LILLEHAMMER, Norway -- When Anita DeFrantz was a budding teenaged swimmer in the 1960s, she had very few chances to pursue her passion. Her opportunities to compete and advance as an athlete did not open up until she went to college, where she discovered basketball and rowing, the sport in which she was destined to compete.
DeFrantz, who went on to win a bronze medal in rowing at the Montreal 1976 Olympic Games, certainly did not have the Youth Olympic Games to aspire toward.
“I wish I’d had any opportunity to take part in sport,” DeFrantz said. “I had nothing until I got to college. I absolutely would have enjoyed the possibility to compete at a Youth Olympic Games. How could you miss having 1,000 your athletes your own age from 71 different countries? How could that not be a great experience?”
Now a longtime International Olympic Committee member, DeFrantz is at the 2016 Winter Youth Olympic Games this week in Lillehammer, where she is supporting the current generation of teenaged athletes.
She spent Saturday morning touring the Youth Olympic Village with fellow IOC member and USOC Chairman of the Board Larry Probst. DeFrantz arrived in Norway on Wednesday, while Probst flew in just in time for Friday’s Opening Ceremony, and both noted how impressed they were with what they have seen so far.
“It seems like the organizing committee did a great job, everybody seems to be having a good time,” Probst said. “The young men and women that I met are enthusiastic about being here. They all said the food’s good. I think they’re having a good time while they’re getting to interact with people from around the world. Last night the Opening Ceremony was cold but it was fun to be there.”
DeFrantz’s goal during her time in Lillehammer is to watch as many events as she can, which started with alpine skiing Saturday, when Team USA’s River Radamus won the gold medal. Next up, she and Probst will head to the ice hockey venue and see the U.S. men’s team play its first game when it takes on Finland.
The two USOC board members visited the Learn & Share tent earlier in the day and met with the U.S. ice hockey team to discuss their backgrounds and team chemistry. They also met with Young Ambassador Kate Anderson and learned more about her role encouraging athletes to participate in the cultural and educational aspects of the Youth Games.
As they immersed themselves in everything Lillehammer has to offer, DeFrantz and Probst could not help but be reminded that many of the U.S. athletes competing there, who range in age from 14 to 18, do not have the memory of a U.S.-hosted Games.

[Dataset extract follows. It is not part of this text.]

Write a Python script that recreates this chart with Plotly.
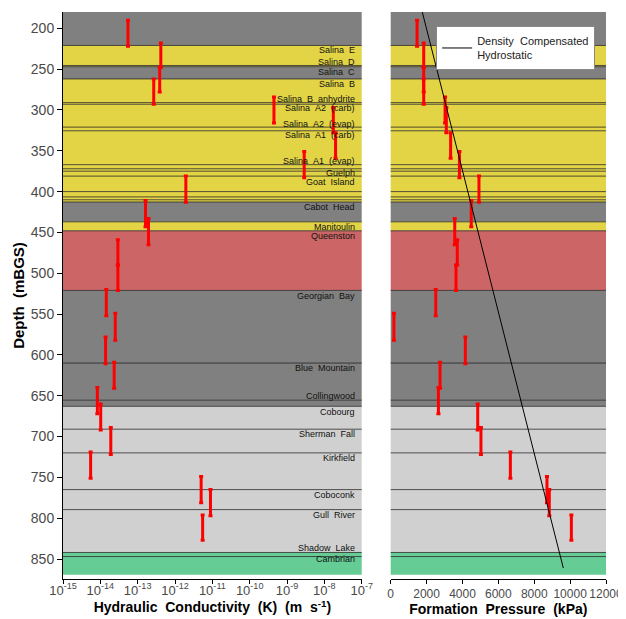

“It’s really important,” Probst said regarding the LA 2024 Olympic and Paralympic bid and bringing the Games back to the U.S. “We’re going to work extremely hard to get the Games in Los Angeles. It’s been a long time since we’ve had the summer Games on American soil – 1996 – so an entire generation of Americans have not seen a summer Games held in our country. It’s really important, we’re going to work very hard. I think we’ve got a strong bid, great leadership and we hope that we can prevail when it comes time in Lima next year.”
Both DeFrantz and Probst have high hopes for the future of the Youth Olympic Games and that of the athletes competing there, who will strive to embody the values of Olympism and perhaps one day compete at the Olympic Games themselves.
“To me, the Olympic Movement is about mutual respect and fair play, and I hope that the athletes who are here – without the stress of the Olympic Games – will similarly feel the understanding and belief in one another that comes from being part of the Olympic Movement,” she said.